For the benefit of both our residents and visitors, and in cooperation with others we strive to faithfully restore, maintain and interpret the physical, historical, and cultural legacy of Lahaina, Maui, first capital of the Kingdom of Hawaii.

Hale Pa'i

One of the earliest Lahaina Restoration Foundation projects was the restoration of Hale Pa’i (the house of printing). It is located on the Lahainaluna Campus. The missionaries who arrived in Lahaina in 1823 explained to the Hawaiian Royalty the importance of an educational institution. Lahainaluna Seminary was founded in 1831. It was the first school West of the Rockies and survives today as Lahaina’s public high school.

In 1834, an old Ramage Press was shipped from Honolulu and installed on campus in a small thatched roof building. Students were taught how to set type, operate the press, create copper engravings and bind books. Text books and teaching aids were created and continually improved. The original press printed the first newspaper West of the Rocky Mountains on February 14, 1834. It was a four page weekly school paper called Ka Lama Hawaii. The students also composed a classic tale of ancient Hawaiian life and traditions titled Mo o olelo Hawaii. An original 1838 copy is on display in the museum.

In 1837 work began on a new building. Fieldstone was gathered from the surrounding hillsides. Timbers were cut from the forests on the opposite sides of the island and laboriously hauled to the site. Lime for mortar was made down at the seashore by burning coral that had been chopped from offshore reefs. The result was a strong handsome building. Hale Pa i served the school for many years. In the mid-1960’s it was opened to the public.

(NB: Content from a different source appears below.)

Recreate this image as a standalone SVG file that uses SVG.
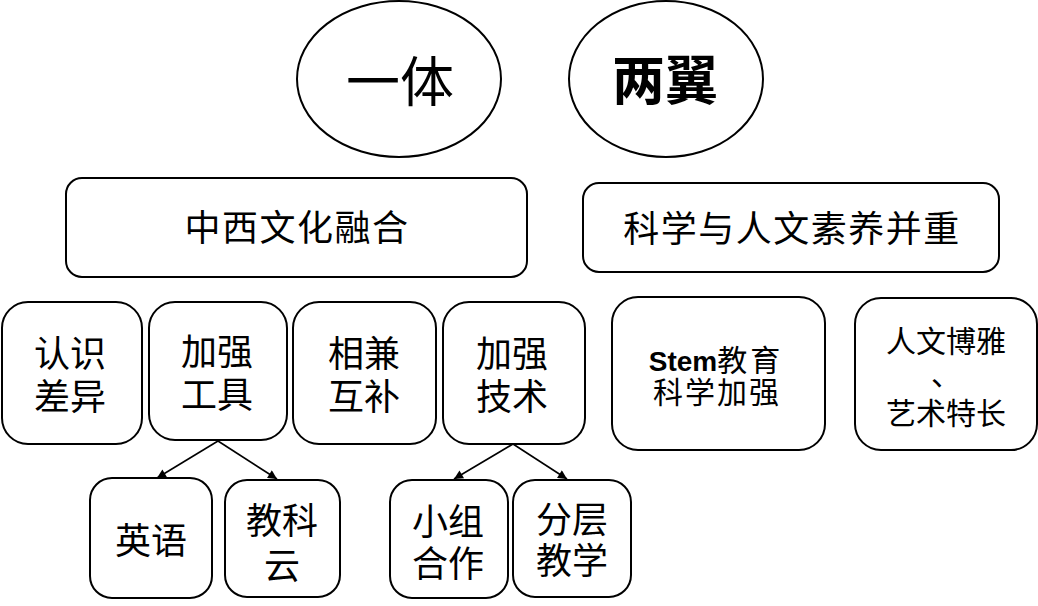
<svg xmlns="http://www.w3.org/2000/svg" width="1038" height="606" viewBox="0 0 1038 606">
<defs>
<style>
.sh{fill:#fff;stroke:#000;stroke-width:2}
.t{font-family:"Noto Sans CJK SC","Liberation Sans",sans-serif;fill:#000;text-anchor:middle}
.t36{font-size:36px}
.t30{font-size:30px}
.en{font-family:"Liberation Sans",Arial,sans-serif;font-weight:bold;font-size:28px}
.cn{stroke:#000;stroke-width:1.6;fill:none}
</style>
<marker id="ah" viewBox="0 0 10 10" refX="10" refY="5" markerWidth="11" markerHeight="9" markerUnits="userSpaceOnUse" orient="auto">
<path d="M0,0 L10,5 L0,10 z" fill="#000"/>
</marker>
</defs>
<rect width="1038" height="606" fill="#fff"/>

<g id="n-yiti">
<ellipse class="sh" cx="399" cy="79" rx="102" ry="78"/>
<text class="t" x="400" y="102" font-size="54">一体</text>
</g>
<g id="n-liangyi">
<ellipse class="sh" cx="666" cy="79" rx="97" ry="78"/>
<text class="t" x="665" y="100" font-size="53" font-weight="bold">两翼</text>
</g>

<g id="n-zhongxi">
<rect class="sh" x="66" y="178" width="461" height="99" rx="16"/>
<text class="t t36" x="297" y="241" letter-spacing="1.5">中西文化融合</text>
</g>
<g id="n-kexue">
<rect class="sh" x="583" y="183" width="416" height="89" rx="16"/>
<text class="t t36" x="792" y="242" letter-spacing="1.5">科学与人文素养并重</text>
</g>

<g id="n-renshi">
<rect class="sh" x="2" y="302" width="140" height="142" rx="26"/>
<text class="t t36" x="70" y="367">认识</text>
<text class="t t36" x="70" y="410">差异</text>
</g>
<g id="n-gongju">
<rect class="sh" x="149" y="302" width="138" height="138" rx="26"/>
<text class="t t36" x="217" y="365">加强</text>
<text class="t t36" x="217" y="408">工具</text>
</g>
<g id="n-xiangjian">
<rect class="sh" x="293" y="302" width="143" height="142" rx="26"/>
<text class="t t36" x="364" y="367">相兼</text>
<text class="t t36" x="364" y="410">互补</text>
</g>
<g id="n-jishu">
<rect class="sh" x="443" y="302" width="142" height="142" rx="26"/>
<text class="t t36" x="512" y="367">加强</text>
<text class="t t36" x="512" y="410">技术</text>
</g>
<g id="n-stem">
<rect class="sh" x="612" y="297" width="213" height="153" rx="26"/>
<text class="t t30" x="716" y="371"><tspan class="en">Stem</tspan><tspan letter-spacing="3">教育</tspan></text>
<text class="t t30" x="717" y="403" letter-spacing="2">科学加强</text>
</g>
<g id="n-renwen">
<rect class="sh" x="855" y="298" width="182" height="152" rx="26"/>
<text class="t t30" x="946" y="352">人文博雅</text>
<text class="t t30" x="946" y="385">、</text>
<text class="t t30" x="946" y="424">艺术特长</text>
</g>

<g id="n-yingyu">
<rect class="sh" x="90" y="478" width="122" height="120" rx="22"/>
<text class="t t36" x="151" y="554">英语</text>
</g>
<g id="n-jiaokeyun">
<rect class="sh" x="225" y="480" width="115" height="117" rx="22"/>
<text class="t t36" x="282" y="534">教科</text>
<text class="t t36" x="282" y="579">云</text>
</g>
<g id="n-xiaozu">
<rect class="sh" x="390" y="480" width="118" height="118" rx="22"/>
<text class="t t36" x="448" y="535">小组</text>
<text class="t t36" x="448" y="577">合作</text>
</g>
<g id="n-fenceng">
<rect class="sh" x="513" y="480" width="118" height="117" rx="22"/>
<text class="t t36" x="572" y="533">分层</text>
<text class="t t36" x="572" y="574">教学</text>
</g>

<g id="connectors">
<line class="cn" x1="218" y1="441" x2="157" y2="478" marker-end="url(#ah)"/>
<line class="cn" x1="218" y1="441" x2="277" y2="479" marker-end="url(#ah)"/>
<line class="cn" x1="513" y1="444" x2="454" y2="479" marker-end="url(#ah)"/>
<line class="cn" x1="513" y1="444" x2="567" y2="479" marker-end="url(#ah)"/>
</g>
</svg>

By the late 1960’s, the building had fallen into such serious disrepair from dry rot and termites that it was no longer used and the State declared it unsafe for occupancy. A citizen’s movement lobbied to restore Hale Pa’i. A long process of fund raising and political lobbying finally resulted in Lahaina Restoration Foundation being awarded the first outright grant in State history for the restoration of a State owned building. The project took two years and was completed in 1983.